Union College is about to get a little greener, thanks to the efforts of sophomore Sara Covelli.
The 19-year-old, who is majoring in environmental policy and minoring in climate change, recently received two college-based grants that will be used to add solar panels to an on-campus apartment building and create the college’s first rain garden.
Covelli heard about the grant opportunities through the U-Sustain Committee, an organization that promotes sustainability on campus. Aware that a new apartment building for upperclassmen was going to be built, she decided to investigate what could be done to make the project more eco-friendly.
“I spoke with several people in facilities, and they explained to me that solar panels weren’t included in the design plan, so I was like, ‘OK, let me apply for that,’ ” the Long Island resident recounted.
The building was designed with solar photovoltaic and solar thermal systems in mind, but it was not in the original plan to have those features installed before the building opened, said Meghan Haley-Quigley, sustainability coordinator for Union College.
Covelli later teamed with two other Union students on the solar project: senior Nick Weidhauss, a geology major, and senior Ted Huss, who is studying electrical engineering. The students researched local solar companies, obtained a proposal and submitted it to the college.
“The building was going to be solar-ready,” said Haley-Quigley. “Sara and Ted and Nick’s project has allowed us to accelerate that to bring PV into the building right at the start. They proposed an eight-kilowatt system, and we’ve upgraded it to a 30-kilowatt system.”
Originally a $25,000 project, the solar initiative has been upgraded to a $100,000 project, all funded by grant money, Covelli said.
The project is funded by a “green fee” students pay as part of their student activities fee. The money goes into a fund set aside for large-scale student projects to help the college obtain its goal of carbon neutrality, Haley-Quigley explained.

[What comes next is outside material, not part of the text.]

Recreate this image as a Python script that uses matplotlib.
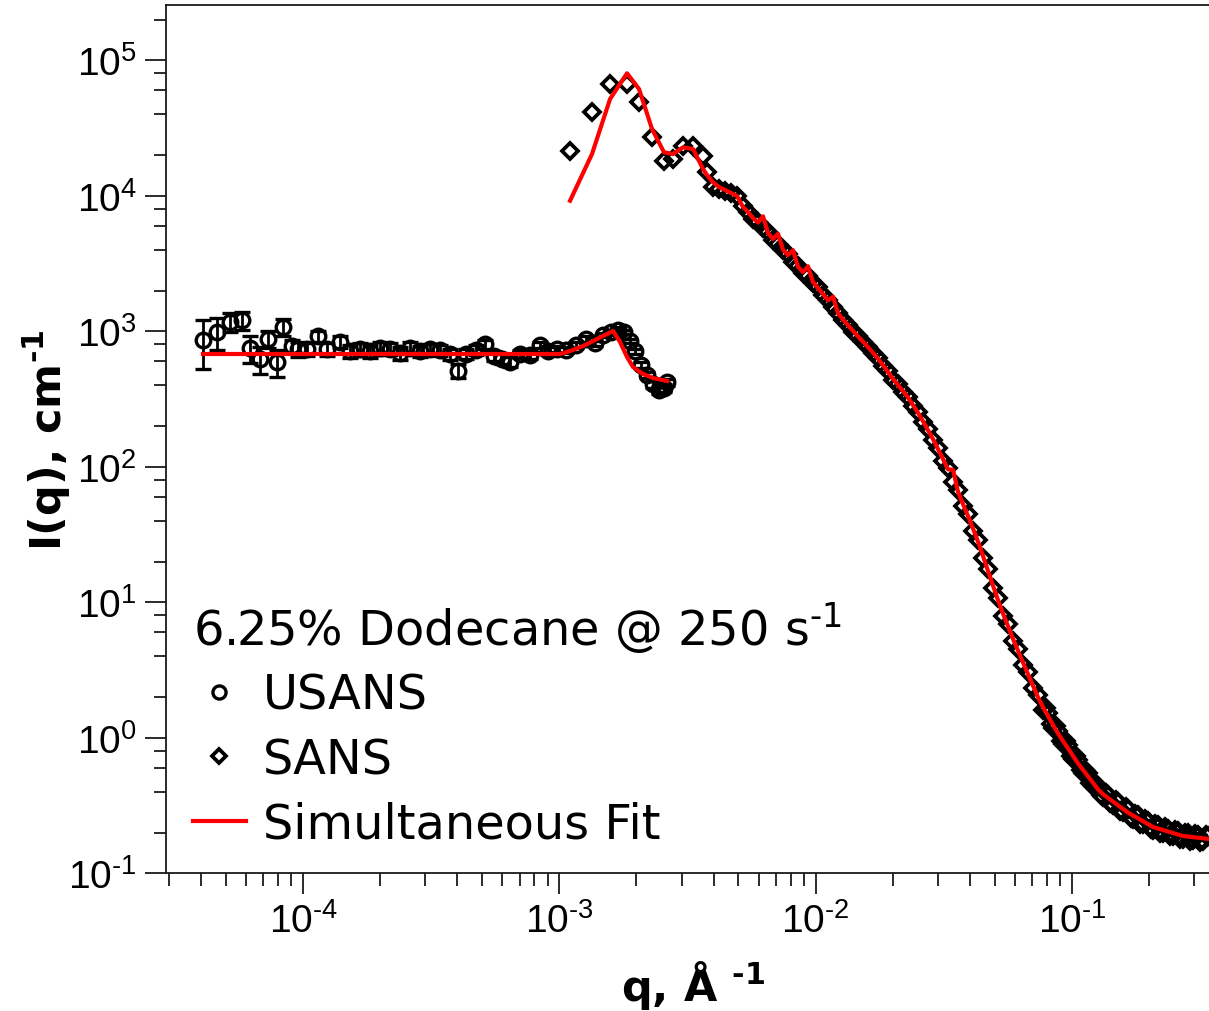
import math

import matplotlib
matplotlib.use("Agg")
import matplotlib.pyplot as plt
from matplotlib.lines import Line2D
from matplotlib.ticker import FixedLocator, LogLocator, FuncFormatter, NullFormatter

# USANS data (q in 1/A, I in 1/cm, error in 1/cm)
usans_q = [4.07e-5, 4.62e-5, 5.19e-5, 5.78e-5, 6.21e-5, 6.80e-5, 7.30e-5, 7.92e-5,
           8.36e-5, 9.06e-5, 9.56e-5, 1.04e-4, 1.14e-4, 1.24e-4, 1.39e-4, 1.53e-4,
           1.67e-4, 1.83e-4, 2.00e-4, 2.19e-4, 2.39e-4, 2.62e-4, 2.86e-4, 3.13e-4,
           3.42e-4, 3.75e-4, 4.03e-4, 4.33e-4, 4.73e-4, 5.13e-4, 5.56e-4, 5.98e-4,
           6.42e-4, 7.03e-4, 7.69e-4, 8.41e-4, 9.03e-4, 9.80e-4, 1.06e-3, 1.16e-3,
           1.27e-3, 1.38e-3, 1.48e-3, 1.59e-3, 1.69e-3, 1.79e-3, 1.89e-3, 1.97e-3,
           2.08e-3, 2.20e-3, 2.32e-3, 2.45e-3, 2.56e-3, 2.63e-3]
usans_i = [863, 988, 1171, 1212, 753, 625, 877, 594,
           1076, 779, 740, 740, 923, 740, 834, 715,
           740, 715, 753, 740, 692, 753, 715, 740,
           728, 680, 509, 680, 728, 806, 657, 625,
           594, 680, 669, 792, 715, 740, 728, 792,
           877, 820, 939, 988, 1022, 988, 848, 715,
           564, 476, 408, 369, 382, 423]
usans_err = [340, 260, 190, 185, 170, 140, 125, 137,
             155, 90, 90, 85, 90, 85, 85, 80,
             80, 80, 80, 75, 75, 75, 70, 70,
             70, 65, 60, 60, 60, 60, 55, 50,
             50, 50, 45, 45, 45, 40, 40, 40,
             40, 35, 35, 35, 35, 35, 30, 30,
             30, 25, 25, 25, 25, 25]

# SANS data
sans_q = [1.101e-3, 1.341e-3, 1.577e-3, 1.837e-3, 2.046e-3, 2.299e-3, 2.561e-3, 2.777e-3,
          3.038e-3, 3.323e-3, 3.636e-3, 3.769e-3, 3.977e-3, 4.197e-3, 4.430e-3, 4.675e-3,
          4.934e-3, 5.207e-3, 5.446e-3, 5.696e-3, 5.958e-3, 6.232e-3, 6.518e-3, 6.818e-3,
          7.131e-3, 7.459e-3, 7.801e-3, 8.160e-3, 8.535e-3, 8.927e-3, 9.338e-3, 9.767e-3,
          1.022e-2, 1.069e-2, 1.118e-2, 1.169e-2, 1.223e-2, 1.279e-2, 1.338e-2, 1.399e-2,
          1.463e-2, 1.531e-2, 1.601e-2, 1.675e-2, 1.752e-2, 1.832e-2, 1.916e-2, 2.004e-2,
          2.096e-2, 2.193e-2, 2.293e-2, 2.399e-2, 2.509e-2, 2.624e-2, 2.745e-2, 2.871e-2,
          3.003e-2, 3.141e-2, 3.285e-2, 3.436e-2, 3.594e-2, 3.759e-2, 3.932e-2, 4.113e-2,
          4.302e-2, 4.499e-2, 4.706e-2, 4.922e-2, 5.148e-2, 5.385e-2, 5.632e-2, 5.891e-2,
          6.162e-2, 6.445e-2, 6.741e-2, 7.051e-2, 7.375e-2, 7.714e-2, 8.068e-2, 8.439e-2,
          8.827e-2, 9.232e-2, 9.657e-2, 0.1010, 0.1056, 0.1104, 0.1155, 0.1208,
          0.1264, 0.1322, 0.1382, 0.1446, 0.1512, 0.1582, 0.1654, 0.1730,
          0.1810, 0.1893, 0.1980, 0.2071, 0.2166, 0.2265, 0.2369, 0.2478,
          0.2592, 0.2711, 0.2836, 0.2966, 0.3102, 0.3245, 0.3394]
sans_i = [21410, 41540, 66880, 66880, 49230, 27160, 18060, 18690,
          23310, 23310, 19670, 14980, 11610, 11230, 10850, 10490,
          9966, 8407, 7650, 6800, 6420, 5800, 5380, 4750,
          4420, 3960, 3690, 3270, 3030, 2700, 2540, 2290,
          2110, 1860, 1715, 1500, 1372, 1208, 1122, 995,
          928, 829, 772, 686, 636, 556, 507, 440,
          406, 357, 330, 281, 254, 213, 190, 157,
          138, 111, 98, 77, 67, 51.5, 44.5, 33.8,
          28.9, 21.2, 17.6, 12.8, 10.8, 7.95, 6.9, 5.15,
          4.55, 3.45, 3.05, 2.32, 2.07, 1.60, 1.52, 1.18,
          1.13, 0.90, 0.88, 0.70, 0.68, 0.55, 0.55, 0.44,
          0.44, 0.365, 0.38, 0.32, 0.335, 0.283, 0.296, 0.253,
          0.268, 0.230, 0.243, 0.208, 0.226, 0.198, 0.214, 0.188,
          0.204, 0.179, 0.197, 0.175, 0.193, 0.172, 0.189]
# extra SANS points in the dense high-q tail
sans_tail_q = [7.889e-2, 8.251e-2, 8.631e-2, 9.027e-2, 9.442e-2, 9.876e-2, 0.1033, 0.1080,
               0.1129, 0.1181, 0.1235, 0.1293, 0.1352, 0.1413, 0.1479, 0.1546,
               0.1618, 0.1692, 0.1769, 0.1851, 0.1936, 0.2025, 0.2118, 0.2215,
               0.2316, 0.2423, 0.2534, 0.2651, 0.2773, 0.2900, 0.3033, 0.3172, 0.3319]
sans_tail_i = [1.65, 1.26, 1.23, 0.95, 0.94, 0.735, 0.73, 0.576,
               0.58, 0.462, 0.466, 0.376, 0.394, 0.328, 0.347, 0.289,
               0.307, 0.257, 0.276, 0.233, 0.251, 0.212, 0.230, 0.199,
               0.218, 0.189, 0.207, 0.179, 0.199, 0.174, 0.195, 0.171, 0.191]

# Simultaneous fit (USANS part and SANS part, SANS part on sans_q)
fit_usans_q = [4.07e-5, 1.006e-3, 1.101e-3, 1.238e-3, 1.403e-3, 1.535e-3, 1.621e-3,
               1.725e-3, 1.837e-3, 1.939e-3, 2.121e-3, 2.320e-3, 2.63e-3]
fit_usans_i = [680, 680, 715, 779, 877, 955, 1005,
               834, 646, 545, 484, 452, 430]
fit_sans_i = [9200, 20340, 51800, 80200, 61400, 31120, 20940, 20340,
              22800, 22150, 15770, 14240, 12580, 11610, 11040, 10490,
              9966, 8265, 7594, 6859, 6353, 7060, 5316, 4801,
              5250, 4001, 3651, 3970, 2998, 2734, 3020, 2311,
              2083, 1881, 1694, 1800, 1356, 1222, 1109, 1005,
              917, 838, 763, 693, 628, 562, 500, 445,
              401, 362, 325, 285, 250, 217, 186, 160,
              135, 114, 95.8, 95, 65.2, 53.0, 43.2, 34.9,
              27.96, 21.96, 17.02, 13.26, 10.36, 8.25, 6.65, 5.36,
              4.39, 3.59, 2.94, 2.42, 1.987, 1.680, 1.446, 1.243,
              1.076, 0.947, 0.834, 0.734, 0.648, 0.580, 0.520, 0.465,
              0.416, 0.3836, 0.3601, 0.3383, 0.3176, 0.2981, 0.2805, 0.2671,
              0.2546, 0.2424, 0.2307, 0.2196, 0.2141, 0.2087, 0.2034, 0.1983,
              0.1933, 0.1884, 0.1866, 0.1847, 0.1831, 0.1813, 0.1794]

x_decades = [1e-4, 1e-3, 1e-2, 1e-1]
y_decades = [1e-1, 1e0, 1e1, 1e2, 1e3, 1e4, 1e5]

HY = "\u2010"  # short hyphen, as in the original labels
legend_title = r"6.25% Dodecane @ 250 s$^{\mathregular{" + HY + "1}}$"
legend_labels = ["USANS", "SANS", "Simultaneous Fit"]

TICK_FONT = ["Liberation Sans", "DejaVu Sans"]
INK = "#1a1a1a"

fig = plt.figure(figsize=(12.09, 10.12), dpi=100)
ax = fig.add_axes([166 / 1209, 1 - 874.3 / 1012, 1 - 166 / 1209, (874.3 - 6) / 1012])

circ = dict(ms=10.5, mfc="none", mec="black", mew=2.4)
diam = dict(ms=8.3, mfc="none", mec="black", mew=2.7)

ax.errorbar(usans_q, usans_i, yerr=usans_err, fmt="o", ecolor="black", elinewidth=2,
            capsize=6, capthick=2.2, zorder=2, **circ)
ax.plot(sans_q, sans_i, "D", zorder=2, **diam)
ax.plot(sans_tail_q, sans_tail_i, "D", zorder=2, **diam)
ax.plot(fit_usans_q, fit_usans_i, color="red", lw=3, zorder=3)
ax.plot(sans_q, fit_sans_i, color="red", lw=3, zorder=3)

ax.set_xscale("log")
ax.set_yscale("log")
ax.set_xlim(2.92e-5, 0.3425)
ax.set_ylim(0.1, 2.56e5)


def pow_label(v, pos):
    e = round(math.log10(v))
    s = str(e).replace("-", HY)
    return r"$\mathregular{10^{" + s + "}}$"


ax.xaxis.set_major_locator(FixedLocator(x_decades))
ax.yaxis.set_major_locator(FixedLocator(y_decades))
ax.xaxis.set_major_formatter(FuncFormatter(pow_label))
ax.yaxis.set_major_formatter(FuncFormatter(pow_label))
ax.xaxis.set_minor_locator(LogLocator(base=10, subs=range(2, 10), numticks=20))
ax.yaxis.set_minor_locator(LogLocator(base=10, subs=(2, 4, 6, 8), numticks=20))
ax.xaxis.set_minor_formatter(NullFormatter())
ax.yaxis.set_minor_formatter(NullFormatter())

ax.tick_params(which="both", direction="out", color=INK, width=1.3,
               top=False, right=False)
ax.tick_params(which="major", length=15, labelsize=28, pad=6,
               labelfontfamily=TICK_FONT, labelcolor="black")
ax.tick_params(which="minor", length=9)

for side in ("left", "bottom", "top"):
    ax.spines[side].set_color(INK)
    ax.spines[side].set_linewidth(1.3)
ax.spines["right"].set_visible(False)

ax.set_xlabel(r"q, Å $^{\mathregular{" + HY + "1}}$", fontsize=31, fontweight="bold")
ax.set_ylabel(r"I(q), cm$^{\mathregular{" + HY + "1}}$", fontsize=31, fontweight="bold")
ax.xaxis.set_label_coords(0.505, -0.098)
ax.yaxis.set_label_coords(-0.089, 0.5)

handles = [
    Line2D([], [], ls="none", marker="o", **circ),
    Line2D([], [], ls="none", marker="D", **diam),
    Line2D([], [], color="red", lw=3),
]
leg = ax.legend(handles, legend_labels, title=legend_title, loc="upper left",
                bbox_to_anchor=(193 / 1209, 1 - 600 / 1012), bbox_transform=fig.transFigure,
                frameon=False, borderpad=0, borderaxespad=0, handlelength=1.1,
                handletextpad=0.36, labelspacing=0.36, alignment="left",
                prop={"size": 34.5}, title_fontsize=34.5, markerscale=0.9)

fig.savefig("out.png", dpi=100)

Covelli, Weidhauss and Huss are now working with the project team to develop an interactive kiosk for the building and some other educational features to highlight the building’s green features.
“Students and people who visit the building can walk up and see in live data how much of the energy for the building is being powered by the solar panels. It should be pretty neat,” Covelli said.
The building is slated to open this fall, Haley-Quigley said.
A second on-campus green initiative spearheaded by Covelli is a rain garden, to be located in front of the college’s Eco House student residence at 712 Roger Hull Place. The garden, which will feature plants that can tolerate moisture extremes, will serve as a natural stormwater runoff filtration system and help reduce the amount of groundwater that seeps through the building’s stone foundation.
Covelli said she became interested in rain gardens last summer, while working for Nassau County’s Soil and Water Conservation District and the town of Oyster Bay’s environmental resources department.
“The major project that we focused on over the summer was to put rain gardens in residential areas, creating a rain garden program with incentives for homeowners to put one in front of their house. I fell in love with rain gardens,” she said. “I think they’re absolutely awesome and something so simple that any homeowner could do.”
The project, funded by a $2,000 Union College Presidential Green Grant, will get underway this spring.
“I think there’s so many places in which Union can improve sustainability-wise, and I just want to be a part of that and do whatever I can to assist in that,” Covelli said.
Her goal is to continue working on sustainability initiatives once she graduates. She said she hopes to attend New York University and study in its environmental law program.
“I definitely want to go into environmental law. I can see myself working at a national level or state level, who knows? Or maybe working for a private company. But any way that I can create environmental policies, that’s kind of my main goal, to make better environmental policies,” she said.
Covelli’s work at Union caught the attention of Tikva Morrow, who writes a blog for Hometalk, an online home and garden website that Morrow said gets about 7 million visits each month. Morrow featured Covelli’s green initiatives in her blog several weeks ago. She said she’s looked at many sustainability initiatives on college and university web pages, and Covelli’s work stood out.
“Colleges, from what I’ve seen, are constantly asking students to come forward with ideas or to take on different green projects, but I haven’t seen [anything] to the scale of what she’s done, especially when it comes to this [solar] initiative,” Morrow said. “She’s definitely one of a kind in terms of what she’s trying to accomplish and her attitude towards it.”